Любой современный беллетрист мог бы подписаться под «чистосердечным признанием» одного из них: «Жизнь трагична по определению, люди несчастны и потому нуждаются в утешении». Прямо противоположной позиции придерживался Бродский, по существу соглашаясь с Кафкой: «Люди нуждаются не в утешении, а в приговоре». Третью позицию высказал ныне забытый Джамбул, сталинский поэт-акын («что вижу, о том пою»), в передаче Шкловского: «Задача искусства – утешать, не обманывая».

«Попытка обретения собственной судьбы» – так определял Томас Манн талант. А от себя добавлю: никто не ходит в художники добровольно. Поэзия – не версификация в столбик или в ящик письменного стола (род бюрократии) и проч. Любопытно, как юному Пушкину хотелось отвертеться от собственной судьбы (жалею, что не написал в свое время эссе «О лебедях Авзонии» – не до того было). История, вкратце, такова. Однажды из царскосельского пруда, предельно мифологизированного в греко-римском духе (Авзония = Италия), выбросился на берег к ногам лицеиста-Пушкина лебедь. Мнительный и мудрый Дельвиг усмотрел в этом знак отмеченности. В результате получилась чрезвычайно интересная и в чем-то комичная их переписка в стихах на протяжении почти трех лет.

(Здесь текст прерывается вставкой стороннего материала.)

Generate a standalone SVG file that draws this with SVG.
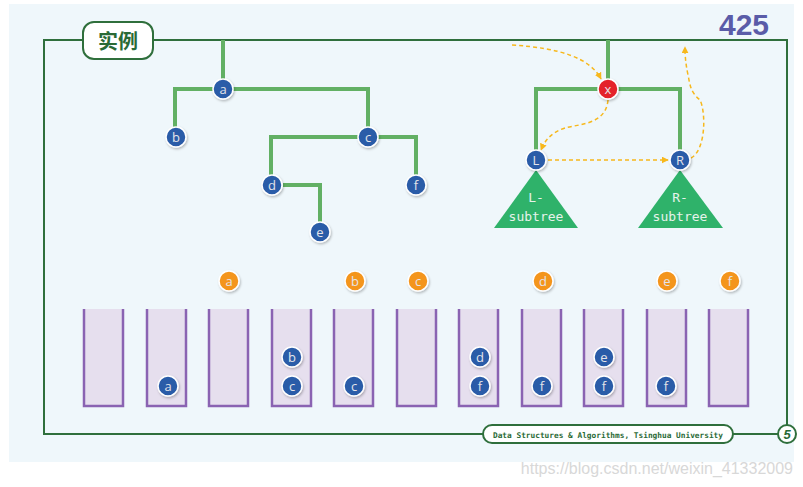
<svg xmlns="http://www.w3.org/2000/svg" width="803" height="487" viewBox="0 0 803 487">
<defs>
<style>
.frame{fill:none;stroke:#2f6f3c;stroke-width:2}
.edge{fill:none;stroke:#62b064;stroke-width:4;stroke-linejoin:miter}
.dash{fill:none;stroke:#f7b81c;stroke-width:1.5;stroke-dasharray:4 3}
.nb{fill:#2a5ba8;stroke:#ffffff;stroke-width:1.5}
.no{fill:#f4951e;stroke:#ffffff;stroke-width:1.5}
.nr{fill:#e4202a;stroke:#ffffff;stroke-width:1.5}
.lbl{font-family:"Open Sans","DejaVu Sans",sans-serif;font-size:13px;fill:#e4e4ea;text-anchor:middle}
.box{fill:#e6dfee}
.boxl{fill:none;stroke:#8a63b2;stroke-width:2.5}
.tri{fill:#2fb26a}
.tt{font-family:"DejaVu Sans Mono","Liberation Mono",monospace;font-size:13px;fill:#e6f2ea;text-anchor:middle}
</style>
<marker id="ah" viewBox="0 0 10 10" refX="9" refY="5" markerWidth="7" markerHeight="7" orient="auto-start-reverse" markerUnits="userSpaceOnUse">
<path d="M0,0 L10,5 L0,10 z" fill="#f7b81c"/>
</marker>
<filter id="sh" x="-20%" y="-20%" width="150%" height="150%">
<feDropShadow dx="1" dy="1.5" stdDeviation="1" flood-color="#000" flood-opacity="0.25"/>
</filter>
</defs>
<rect x="9" y="4" width="785" height="458" fill="#eff7fb"/>
<text x="744" y="35" font-family="'Liberation Sans',Arial,sans-serif" font-weight="bold" font-size="30" fill="#5a5ca8" text-anchor="middle">425</text>
<g id="frame">
<rect x="44" y="40" width="743" height="394" class="frame"/>
</g>
<g id="title">
<rect x="83" y="22" width="70" height="37" rx="11" fill="#ffffff" stroke="#2f6f3c" stroke-width="2"/>
<text x="118" y="49" font-family="'Noto Sans CJK SC',sans-serif" font-weight="bold" font-size="20" fill="#2a6a36" text-anchor="middle">实例</text>
</g>
<g id="connectors">
<path class="edge" d="M223,40 V89 M175,128 V89 H368 V128 M271,176 V137 H416 V176 M283,185 H320 V223"/>
<path class="edge" d="M608,40 V89 M536,151 V89 H680 V151"/>
<path class="dash" d="M512,45 C560,48 590,58 601,79" marker-end="url(#ah)"/>
<path class="dash" d="M608,100 C606,125 578,124 565,128 C552,132 545,140 541,150" marker-end="url(#ah)"/>
<path class="dash" d="M548,160 H668" marker-end="url(#ah)"/>
<path class="dash" d="M691,158 C706,150 706,112 700,100 C690,92 690,84 688,75 C686,65 685,58 685,47" marker-end="url(#ah)"/>
</g>
<g id="node-a"><circle cx="223" cy="89" r="10" class="nb" filter="url(#sh)"/><text x="223" y="94" class="lbl">a</text></g>
<g id="node-b"><circle cx="176" cy="137" r="10" class="nb" filter="url(#sh)"/><text x="176" y="142" class="lbl">b</text></g>
<g id="node-c"><circle cx="368" cy="137" r="10" class="nb" filter="url(#sh)"/><text x="368" y="142" class="lbl">c</text></g>
<g id="node-d"><circle cx="272" cy="185" r="10" class="nb" filter="url(#sh)"/><text x="272" y="190" class="lbl">d</text></g>
<g id="node-e"><circle cx="320" cy="232" r="10" class="nb" filter="url(#sh)"/><text x="320" y="237" class="lbl">e</text></g>
<g id="node-f"><circle cx="416" cy="185" r="10" class="nb" filter="url(#sh)"/><text x="416" y="190" class="lbl">f</text></g>
<g id="node-x"><circle cx="608" cy="89" r="10" class="nr" filter="url(#sh)"/><text x="608" y="94" class="lbl">x</text></g>
<g id="L-subtree"><path class="tri" d="M536,170 L578,228 H494 Z"/><text x="536" y="202" class="tt">L-</text><text x="536" y="221" class="tt">subtree</text></g>
<g id="R-subtree"><path class="tri" d="M680,170 L723,228 H638 Z"/><text x="680" y="202" class="tt">R-</text><text x="680" y="221" class="tt">subtree</text></g>
<g id="node-L"><circle cx="536" cy="160" r="10" class="nb" filter="url(#sh)"/><text x="536" y="165" class="lbl">L</text></g>
<g id="node-R"><circle cx="680" cy="160" r="10" class="nb" filter="url(#sh)"/><text x="680" y="165" class="lbl">R</text></g>
<g id="visit-order">
<circle cx="229" cy="281" r="10" class="no" filter="url(#sh)"/><text x="229" y="286" class="lbl">a</text>
<circle cx="355" cy="281" r="10" class="no" filter="url(#sh)"/><text x="355" y="286" class="lbl">b</text>
<circle cx="418" cy="281" r="10" class="no" filter="url(#sh)"/><text x="418" y="286" class="lbl">c</text>
<circle cx="543" cy="281" r="10" class="no" filter="url(#sh)"/><text x="543" y="286" class="lbl">d</text>
<circle cx="667" cy="281" r="10" class="no" filter="url(#sh)"/><text x="667" y="286" class="lbl">e</text>
<circle cx="730" cy="281" r="10" class="no" filter="url(#sh)"/><text x="730" y="286" class="lbl">f</text>
</g>
<g id="stacks">
<g id="stack-1"><rect x="84" y="309" width="39" height="97" class="box"/><path d="M84,309 V406 H123 V309" class="boxl"/></g>
<g id="stack-2"><rect x="147" y="309" width="39" height="97" class="box"/><path d="M147,309 V406 H186 V309" class="boxl"/></g>
<g id="stack-3"><rect x="209" y="309" width="39" height="97" class="box"/><path d="M209,309 V406 H248 V309" class="boxl"/></g>
<g id="stack-4"><rect x="272" y="309" width="39" height="97" class="box"/><path d="M272,309 V406 H311 V309" class="boxl"/></g>
<g id="stack-5"><rect x="334" y="309" width="39" height="97" class="box"/><path d="M334,309 V406 H373 V309" class="boxl"/></g>
<g id="stack-6"><rect x="397" y="309" width="39" height="97" class="box"/><path d="M397,309 V406 H436 V309" class="boxl"/></g>
<g id="stack-7"><rect x="459" y="309" width="39" height="97" class="box"/><path d="M459,309 V406 H498 V309" class="boxl"/></g>
<g id="stack-8"><rect x="522" y="309" width="39" height="97" class="box"/><path d="M522,309 V406 H561 V309" class="boxl"/></g>
<g id="stack-9"><rect x="584" y="309" width="39" height="97" class="box"/><path d="M584,309 V406 H623 V309" class="boxl"/></g>
<g id="stack-10"><rect x="647" y="309" width="39" height="97" class="box"/><path d="M647,309 V406 H686 V309" class="boxl"/></g>
<g id="stack-11"><rect x="709" y="309" width="39" height="97" class="box"/><path d="M709,309 V406 H748 V309" class="boxl"/></g>
</g>
<g id="stack-items">
<circle cx="168" cy="386" r="10" class="nb" filter="url(#sh)"/><text x="168" y="391" class="lbl">a</text>
<circle cx="292" cy="357" r="10" class="nb" filter="url(#sh)"/><text x="292" y="362" class="lbl">b</text>
<circle cx="292" cy="386" r="10" class="nb" filter="url(#sh)"/><text x="292" y="391" class="lbl">c</text>
<circle cx="354" cy="386" r="10" class="nb" filter="url(#sh)"/><text x="354" y="391" class="lbl">c</text>
<circle cx="480" cy="357" r="10" class="nb" filter="url(#sh)"/><text x="480" y="362" class="lbl">d</text>
<circle cx="480" cy="386" r="10" class="nb" filter="url(#sh)"/><text x="480" y="391" class="lbl">f</text>
<circle cx="542" cy="386" r="10" class="nb" filter="url(#sh)"/><text x="542" y="391" class="lbl">f</text>
<circle cx="604" cy="357" r="10" class="nb" filter="url(#sh)"/><text x="604" y="362" class="lbl">e</text>
<circle cx="604" cy="386" r="10" class="nb" filter="url(#sh)"/><text x="604" y="391" class="lbl">f</text>
<circle cx="666" cy="386" r="10" class="nb" filter="url(#sh)"/><text x="666" y="391" class="lbl">f</text>
</g>
<g id="footer">
<rect x="483" y="425" width="250" height="18" rx="9" fill="#ffffff" stroke="#2f6f3c" stroke-width="2"/>
<text x="608" y="437.5" font-family="'DejaVu Sans Mono','Liberation Mono',monospace" font-weight="bold" font-size="7.8" fill="#2a6a36" text-anchor="middle">Data Structures &amp; Algorithms, Tsinghua University</text>
<circle cx="787" cy="434" r="9" fill="#ffffff" stroke="#2f6f3c" stroke-width="2"/>
<text x="787" y="439" font-family="'Liberation Sans',sans-serif" font-weight="bold" font-style="italic" font-size="13" fill="#2a6a36" text-anchor="middle">5</text>
</g>
<text x="793" y="474" font-family="'Liberation Sans',Arial,sans-serif" font-size="16" fill="#d8d8d8" text-anchor="end">https://blog.csdn.net/weixin_41332009</text>
</svg>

Пушкин создан был Богом, природой и обстоятельствами как инструмент поэзии, вроде свирели, да ведь это не поприще – то ли дело армия! Ну ладно, Пушкин готов быть современным Ювеналом и бичевать пороки – но только из кельи отшельника, из безопасного далека, отринув искушения порочного мира («Лицинию»). А еще лучше – («Мое завещание. Друзьям», «Моя эпитафия», «Любовь одна – веселье жизни хладной» и др.) – безначально бродить в дубравах и бряцать на лире, предаваясь сладкозвучным напевам. На что ему отвечал Дельвиг, с любовью и возмущением: «…дар небес в безвестности укрыть?», «Нет, Пушкин, рок певцов – бессмертье, не забвенье», «Пушкин! Он и в лесах не укроется: / Лира выдаст его громким пением». Короче: выходи, по-хорошему, Пушкин – не валяй дурака! Так Дельвиг буквально затравил и загнал Пушкина в русскую поэзию, за что великий поэт был признателен другу по гроб жизни.